Let Me In was good, but its very existence is incredibly ostentatious and, all told, it probably shouldn’t have been made.The film tells the story of Owen (Kodi Smit-McPhee), a 12-year-old boy who lives in total isolation. His divorcing parents ignore him utterly, and at school he is met by nothing but intense bullying. He then meets Abby (Chloe Grace Moretz), who seems to be a peer but, as Owen slowly discovers, is actually a vampire.

In a vacuum, this is an incredible film that pulls off the difficult and rare combination of femme fatale-style horror and Romeo and Juliet-style romance.

It portrays the effects of bullying and parental neglect to a tee. The bullying is shown with all the disturbia it fully holds, one early scene even being comparable to a rape sequence. Parental neglect is also given due attention — Owen’s mother’s face is never actually shown in focus. So the audience isn’t surprised when Owen begins to threaten a mirror with a bread knife.

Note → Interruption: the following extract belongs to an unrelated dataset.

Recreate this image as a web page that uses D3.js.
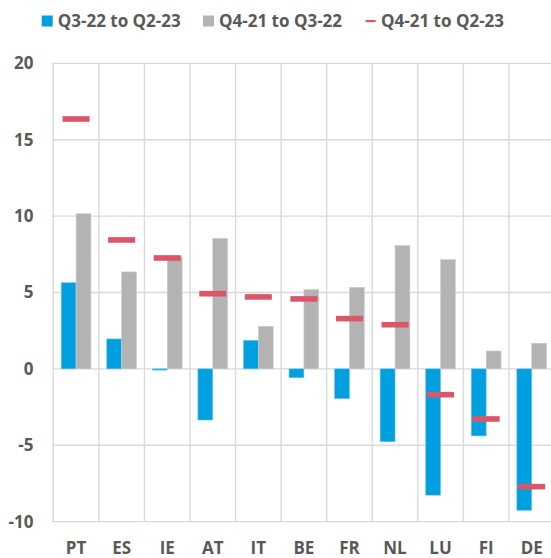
<html>
<head>
<meta charset="utf-8">
<script src="https://cdnjs.cloudflare.com/ajax/libs/d3/7.8.5/d3.min.js"></script>
<style>
  body { margin: 0; background: #fff; }
  text { font-family: "Open Sans", sans-serif; font-weight: bold; fill: #595959; }
</style>
</head>
<body>
<div id="chart"></div>
<script>
// data
var countries = ["PT", "ES", "IE", "AT", "IT", "BE", "FR", "NL", "LU", "FI", "DE"];
var recent = [5.64, 1.96, -0.08, -3.35, 1.87, -0.58, -1.95, -4.77, -8.27, -4.39, -9.26];   // Q3-22 to Q2-23
var earlier = [10.16, 6.35, 7.33, 8.55, 2.79, 5.19, 5.34, 8.07, 7.15, 1.17, 1.68];      // Q4-21 to Q3-22
var total = [16.36, 8.44, 7.26, 4.92, 4.71, 4.58, 3.29, 2.89, -1.69, -3.28, -7.71];     // Q4-21 to Q2-23
var yTicks = [20, 15, 10, 5, 0, -5, -10];
var seriesNames = ["Q3-22 to Q2-23", "Q4-21 to Q3-22", "Q4-21 to Q2-23"];

var W = 551, H = 558;
var blue = "#009fdf", grey = "#b3b3b3", red = "#de5468", gridCol = "#dadada";

var svg = d3.select("#chart").append("svg").attr("width", W).attr("height", H);

var x = d3.scaleBand().domain(countries).range([53.3, 554.5]);
var y = d3.scaleLinear().domain([-10, 20]).range([521.6, 63.4]);

// horizontal gridlines
svg.selectAll(".hgrid").data(yTicks).enter().append("line")
  .attr("x1", 52).attr("x2", W)
  .attr("y1", function (d) { return y(d); }).attr("y2", function (d) { return y(d); })
  .attr("stroke", gridCol).attr("stroke-width", 1.4);

// vertical gridlines at category boundaries
var bounds = countries.map(function (c) { return x(c); });
svg.selectAll(".vgrid").data(bounds).enter().append("line")
  .attr("x1", function (d) { return d; }).attr("x2", function (d) { return d; })
  .attr("y1", y(20)).attr("y2", y(-10))
  .attr("stroke", gridCol).attr("stroke-width", 1.4);

// y tick labels
svg.selectAll(".ylab").data(yTicks).enter().append("text")
  .attr("x", 33.5).attr("y", function (d) { return y(d); })
  .attr("dy", "0.35em").attr("text-anchor", "end")
  .style("font-size", "17px")
  .text(function (d) { return d; });

// x labels
svg.selectAll(".xlab").data(countries).enter().append("text")
  .attr("x", function (d) { return x(d) + x.bandwidth() / 2; })
  .attr("y", 548.5).attr("dy", "0.35em").attr("text-anchor", "middle")
  .style("font-size", "17px")
  .text(function (d) { return d; });

var inner = 7.9, bw = (x.bandwidth() - 2 * inner) / 2;

// blue bars
svg.selectAll(".b1").data(countries).enter().append("rect")
  .attr("x", function (d) { return x(d) + inner; })
  .attr("y", function (d, i) { return y(Math.max(0, recent[i])); })
  .attr("width", bw)
  .attr("height", function (d, i) { return Math.abs(y(recent[i]) - y(0)); })
  .attr("fill", blue).attr("stroke", "#6cc8ee").attr("stroke-width", 0.6);

// grey bars
svg.selectAll(".b2").data(countries).enter().append("rect")
  .attr("x", function (d) { return x(d) + inner + bw; })
  .attr("y", function (d, i) { return y(Math.max(0, earlier[i])); })
  .attr("width", bw)
  .attr("height", function (d, i) { return Math.abs(y(earlier[i]) - y(0)); })
  .attr("fill", grey).attr("stroke", "#d0d0d0").attr("stroke-width", 0.6);

// red dashes
var dashW = 27, dashH = 5.6;
svg.selectAll(".dash").data(countries).enter().append("rect")
  .attr("x", function (d) { return x(d) + x.bandwidth() / 2 - dashW / 2; })
  .attr("y", function (d, i) { return y(total[i]) - dashH / 2; })
  .attr("width", dashW).attr("height", dashH)
  .attr("fill", red);

// legend
var leg = svg.append("g");
leg.append("rect").attr("x", 41.7).attr("y", 15.5).attr("width", 11).attr("height", 11).attr("fill", blue);
leg.append("text").attr("x", 57.7).attr("y", 21).attr("dy", "0.35em").style("font-size", "17px").text(seriesNames[0]);
leg.append("rect").attr("x", 203).attr("y", 15.5).attr("width", 11).attr("height", 11).attr("fill", grey);
leg.append("text").attr("x", 219).attr("y", 21).attr("dy", "0.35em").style("font-size", "17px").text(seriesNames[1]);
leg.append("rect").attr("x", 365.7).attr("y", 20).attr("width", 10).attr("height", 2.2).attr("fill", red);
leg.append("text").attr("x", 381).attr("y", 21).attr("dy", "0.35em").style("font-size", "17px").text(seriesNames[2]);
</script>
</body>
</html>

Also difficult is the film’s creation of romantic tension without crossing any lines (the lead actors were 14 and 13 at the time of the film’s release). It’ll certainly make audiences uncomfortable, but in the end, everything is done tastefully.

More important than anything, however, is that this film exposes American audiences to a serious vampire story. 

Abby isn’t a high-school heartthrob — she is a creature that kills humans to survive. Sunlight doesn’t make her sparkle. It makes her combust. No one asserts that cloud cover would save her from this fate, and at no point in this film is animal blood mentioned.

This movie represents a restoration of the vampire subculture that has been so distorted by the Twilight series and even features minutiae of the mythos. The title Let Me In, for instance, is based around the part of the mythos that states vampires cannot go into a home on their own power — they must be invited.

What negates all this then? It is a shot-for-shot remake of the Swedish film Låt Den Rätte Komma In (Let the Right One In), a movie that was released to the joy of critics everywhere in January 2009. The only changes are to names, locations, languages and the removal of a subplot about Eli/Abby’s androgyny. It would almost be better if director Matt Reeves had ruined it by trying to adapt for a shaky-cam — at least it would be different in some way.

If audiences haven’t seen Let the Right One In, this is a tremendous film, but since everyone has a Netflix account anyway, why spend money on a theater ticket when the original is just clicks away?